L’exploitation des domaines ainsi marqués devra se faire autrement. A partir des néants [18] du savoir, notre périple d’explorateurs parvient jusqu’au ‘quelque chose’ du savoir. Nous ne sommes pas arrivés très loin quand nous sommes arrivés au ‘quelque chose’. Mais après tout : ‘quelque chose’ est davantage que rien. Ce qui peut bien se trouver au-delà du ‘quelque chose’, nous sommes absolument incapables de le soupçonner au point où nous en sommes, c’est-à-dire à partir du néant.

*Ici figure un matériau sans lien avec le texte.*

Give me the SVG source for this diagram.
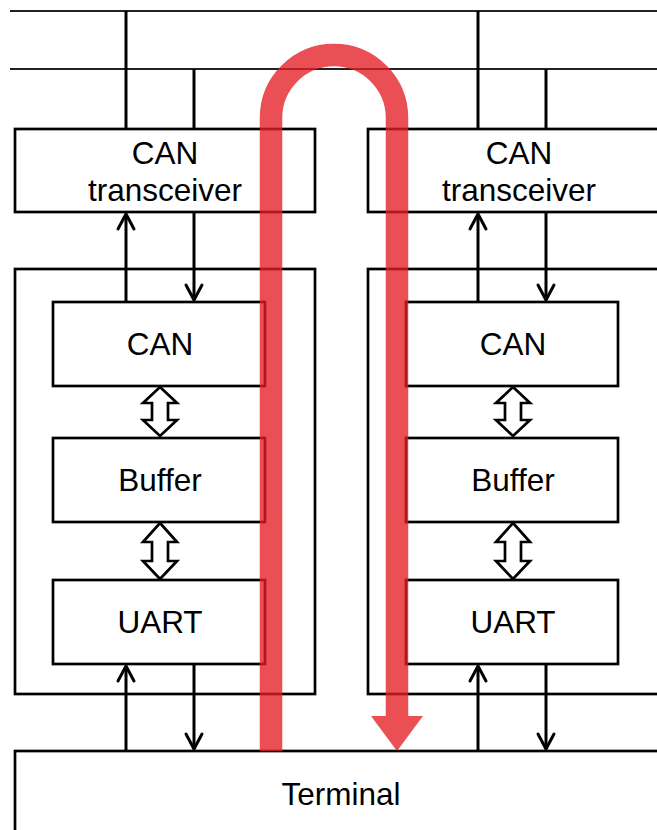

Que l’être vide, l’être avant la pensée, soit équivalent au néant en ce bref et presque insaisissable instant où cet être n’est pas encore devenu être pour la pensée, voilà qui fait partie également des connaissances qui accompagnent toute l’histoire de la philosophie, depuis ses débuts en Ionie, jusqu’à son issue chez Hegel. Ce néant demeura tout aussi infécond que l’être pur. La philosophie ne débuta que lorsque la pensée s’unit à l’être. C’est à elle justement, et précisément en ce lieu, que nous refusons d’obtempérer. Nous sommes à la recherche d’un définitif qui n’ait pas besoin de la pensée pour être. »

Comment réparer les lézardes qui subsistent entre théologie et philosophie ?

Philosophie ancienne

« Nous ne devons pas craindre de répéter ici ce que nous avons déjà dit en passant : autour de 1800 [Iéna], la philosophie a résolu la tâche qu’elle s’était elle-même proposée, qui était de connaître par la pensée la totalité ; en se comprenant elle-même dans l’histoire de la philosophie, il ne lui reste plus rien à comprendre ; elle a même dépassé l’opposition au contenu de vérité de la foi en ‘engendrant’ ce contenu et en y découvrant sa propre racine méthodologique. Ainsi parvenue au but de sa tâche objective, elle atteste cette arrivée-au-terme en se structurant en un système idéaliste unidimensionnel ; elle portait depuis toujours cette évolution en elle, mais c’est seulement à cet instant qu’elle est mûre pour elle. Dans cette évolution ce moment de clôture historique trouve sa présentation juste et appropriée. L’unidimensionnalité est la forme du savoir un et universel qui englobe toutes choses en lui, sans reste. L’être qui apparaît toujours dans sa multiplicité est totalement subsumé dans cette unité en tant qu’Absolu ; à supposer qu’un contenu aille occuper une position particulièrement marquée, comme le revendique la foi pour son contenu, il ne peut s’agir, dans ce système, que d’une seule position : celle du principe qui, comme méthode, rassemble le système lui-même pour en faire une unité ; et c’est précisément cette position que le système hégélien accorde au contenu de la foi. Si de ce sommet un pas de plus doit s’accomplir sans entraîner la chute dans l’abîme, il faut déplacer les fondements ; il faut qu’un autre concept de la philosophie vienne au jour. »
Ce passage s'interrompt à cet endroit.